On the face of it, his reduction in rank may appear as undermining his position and status within the battalion, but to an experienced soldier like WATSON the outcome was probably no more than he expected. It is interesting to note that his military experience was immediately put to good use behind the lines as an instructor. In his new role he still held a position of respect and trust; he was still responsible for groups of men; he was still part of his division and had every prospect of returning to his battalion after a short break from the stresses and strains of the front line. In the circumstances, very little damage was done to his self-respect. When he returns to his battalion he immediately regains his former rank, and with it all his sense of worth and self-esteem. I think what we have here is a brilliant example of man-management by a battalion commander who clearly grasped the ‘depreciation of a very valuable asset’ and who was prepared to guard against that depreciation.

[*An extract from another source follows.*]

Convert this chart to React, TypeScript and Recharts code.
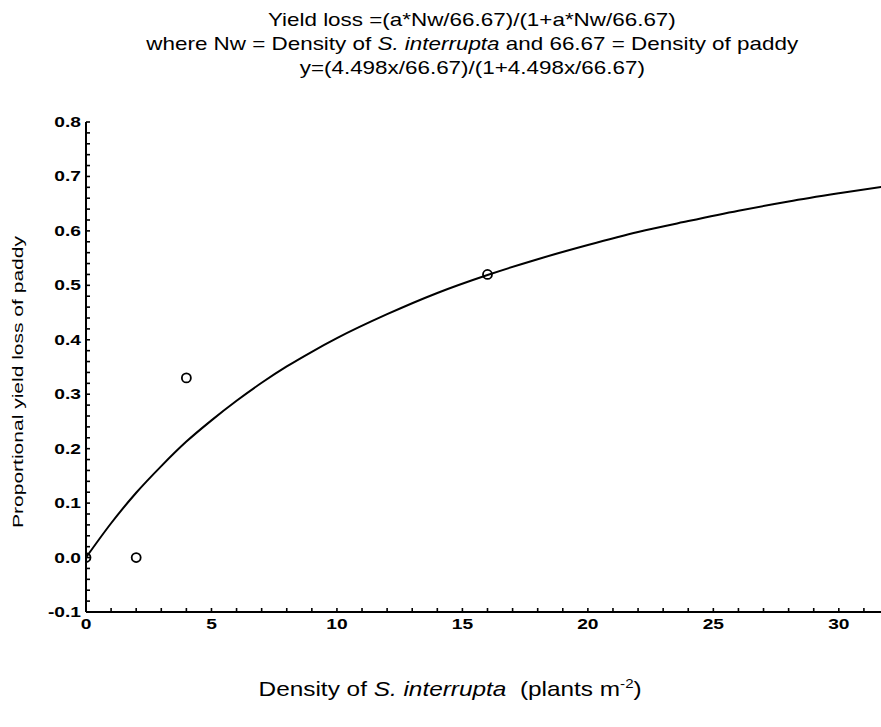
import React from 'react';
import { ComposedChart, Line, Scatter, XAxis, YAxis } from 'recharts';

// Fitted rectangular-hyperbola yield-loss curve (density vs proportional loss)
const curveX = [0, 1, 2, 3, 4, 5, 6, 7, 8, 9, 10, 12, 14, 16, 18, 20, 22, 24, 26, 28, 30, 32];
const curveY = [0, 0.063, 0.119, 0.168, 0.213, 0.252, 0.288, 0.321, 0.351, 0.378, 0.403, 0.447, 0.486, 0.519, 0.548, 0.574, 0.598, 0.618, 0.637, 0.654, 0.669, 0.683];

// Observed yield losses
const obsX = [0, 2, 4, 16];
const obsY = [0.0, 0.0, 0.33, 0.52];

// Axis ticks
const xMajorTicks = [0, 5, 10, 15, 20, 25, 30];
const xMinorTicks = [0, 1, 2, 3, 4, 5, 6, 7, 8, 9, 10, 11, 12, 13, 14, 15, 16, 17, 18, 19, 20, 21, 22, 23, 24, 25, 26, 27, 28, 29, 30, 31, 32];
const yMajorTicks = [-0.1, 0.0, 0.1, 0.2, 0.3, 0.4, 0.5, 0.6, 0.7, 0.8];

const titleLines = [
  'Yield loss =(a*Nw/66.67)/(1+a*Nw/66.67)',
  'y=(4.498x/66.67)/(1+4.498x/66.67)',
];

const curveData = curveX.map((x, i) => ({ x, y: curveY[i] }));
const obsData = obsX.map((x, i) => ({ x, y: obsY[i] }));

// minor y ticks every 0.02 between -0.1 and 0.8
const yMinorTicks: number[] = [];
for (let i = 0; i <= 45; i++) yMinorTicks.push(Math.round((-0.1 + i * 0.02) * 100) / 100);

const FONT = '"Liberation Sans", Arial, Helvetica, sans-serif';
const WIDE = 1.28; // horizontal stretch of the lettering

const isMajorX = (v: number) => xMajorTicks.includes(v);
const isMajorY = (v: number) => yMajorTicks.some((t) => Math.abs(t - v) < 1e-6);

const BottomTick = (props: any) => {
  const { x, y, payload } = props;
  const v = payload.value;
  return (
    <g>
      <line x1={x} y1={y} x2={x} y2={y - 4} stroke="#000" strokeWidth={1.6} />
      {isMajorX(v) && (
        <text
          transform={`translate(${x},${y + 17}) scale(${WIDE},1)`}
          textAnchor="middle"
          fontFamily={FONT}
          fontWeight="bold"
          fontSize={15}
          fill="#000"
        >
          {v}
        </text>
      )}
    </g>
  );
};

const TopTick = (props: any) => {
  const { x, y } = props;
  return <line x1={x} y1={y} x2={x} y2={y + 4} stroke="#000" strokeWidth={1.6} />;
};

const LeftTick = (props: any) => {
  const { x, y, payload } = props;
  const v = payload.value;
  return (
    <g>
      <line x1={x} y1={y} x2={x + 4} y2={y} stroke="#000" strokeWidth={1.6} />
      {isMajorY(v) && (
        <text
          transform={`translate(${x - 5},${y + 5}) scale(${WIDE},1)`}
          textAnchor="end"
          fontFamily={FONT}
          fontWeight="bold"
          fontSize={15}
          fill="#000"
        >
          {v.toFixed(1)}
        </text>
      )}
    </g>
  );
};

const OpenCircle = (props: any) => {
  const { cx, cy } = props;
  return <circle cx={cx} cy={cy} r={4.5} fill="none" stroke="#000" strokeWidth={1.8} />;
};

const titleLineStyle: React.CSSProperties = {
  display: 'inline-block',
  transform: 'scaleX(1.18)',
  transformOrigin: 'center',
  whiteSpace: 'nowrap',
};

export default function App() {
  return (
    <div style={{ position: 'absolute', left: 0, top: 0, width: 881, height: 727, overflow: 'hidden', background: '#fff', fontFamily: FONT }}>
      <div style={{ position: 'absolute', left: 72, top: 8, width: 800, textAlign: 'center', fontSize: 19, lineHeight: '24px', color: '#000' }}>
        <div><span style={titleLineStyle}>{titleLines[0]}</span></div>
        <div>
          <span style={titleLineStyle}>
            where Nw = Density of <i>S. interrupta</i> and 66.67 = Density of paddy
          </span>
        </div>
        <div><span style={titleLineStyle}>{titleLines[1]}</span></div>
      </div>

      <ComposedChart width={900} height={727} margin={{ top: 122, right: 11, bottom: 0, left: 0 }}>
        <XAxis
          xAxisId="bottom"
          type="number"
          dataKey="x"
          domain={[0, 32]}
          ticks={xMinorTicks}
          interval={0}
          allowDataOverflow
          height={115}
          tickSize={0}
          tickMargin={0}
          tickLine={false}
          tick={<BottomTick />}
          axisLine={{ stroke: '#000', strokeWidth: 2 }}
        />
        <XAxis
          xAxisId="top"
          orientation="top"
          type="number"
          dataKey="x"
          domain={[0, 32]}
          ticks={xMinorTicks}
          interval={0}
          allowDataOverflow
          height={0}
          tickSize={0}
          tickMargin={0}
          tickLine={false}
          tick={<TopTick />}
          axisLine={{ stroke: '#000', strokeWidth: 2 }}
        />
        <YAxis
          yAxisId="left"
          type="number"
          dataKey="y"
          domain={[-0.1, 0.8]}
          ticks={yMinorTicks}
          interval={0}
          allowDataOverflow
          width={86}
          tickSize={0}
          tickMargin={0}
          tickLine={false}
          tick={<LeftTick />}
          axisLine={{ stroke: '#000', strokeWidth: 2 }}
        />
        <Line
          xAxisId="bottom"
          yAxisId="left"
          data={curveData}
          dataKey="y"
          type="monotone"
          stroke="#000"
          strokeWidth={2}
          dot={false}
          isAnimationActive={false}
        />
        <Scatter
          xAxisId="bottom"
          yAxisId="left"
          data={obsData}
          dataKey="y"
          shape={<OpenCircle />}
          isAnimationActive={false}
        />
      </ComposedChart>

      <div
        style={{
          position: 'absolute',
          left: 18,
          top: 382,
          transform: 'translate(-50%, -50%) rotate(-90deg) scaleX(1.5)',
          whiteSpace: 'nowrap',
          fontSize: 14,
          color: '#000',
        }}
      >
        Proportional yield loss of paddy
      </div>

      <div style={{ position: 'absolute', left: 0, top: 676, width: 900, textAlign: 'center', fontSize: 21, color: '#000', whiteSpace: 'nowrap' }}>
        <span style={{ display: 'inline-block', transform: 'scaleX(1.16)', transformOrigin: 'center' }}>
          Density of <i>S. interrupta</i>&nbsp;&nbsp;(plants m<sup style={{ fontSize: 13 }}>-2</sup>)
        </span>
      </div>
    </div>
  );
}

Moran also notes that “if a soldier is always using up his capital, he may also from time to time add to it – there is a paying in as well as a paying out.” This is exactly what happens in ‘Fred’ WATSON’s case. I’m not suggesting that the British Army of 1914-1918 shared any kind of values approaching what we would now refer to as a duty of care, far from it, but some commanding officers did understand the corrosive effect of trench warfare on the individual soldier and were able to strike a balance between maintaining discipline within their unit and recognizing why some men occasionally fell short. For me, this is the real story behind the story of Company Serjeant-Major Frederick William WATSON.

Although Moran’s book may appear a little dated in terms of its language and style, it is still a fascinating read, even a ‘must-read’ for anyone interested in soldiering and the question of morale. I would go even further and say that it offers many valuable insights into how to manage people in today’s  frenetic corporate world where ‘burn-out’ is all too common. It’s a book that I would highly recommend. During the Second World War Moran served as physician to Sir Winston Churchill, a part of his career for which he is perhaps better known.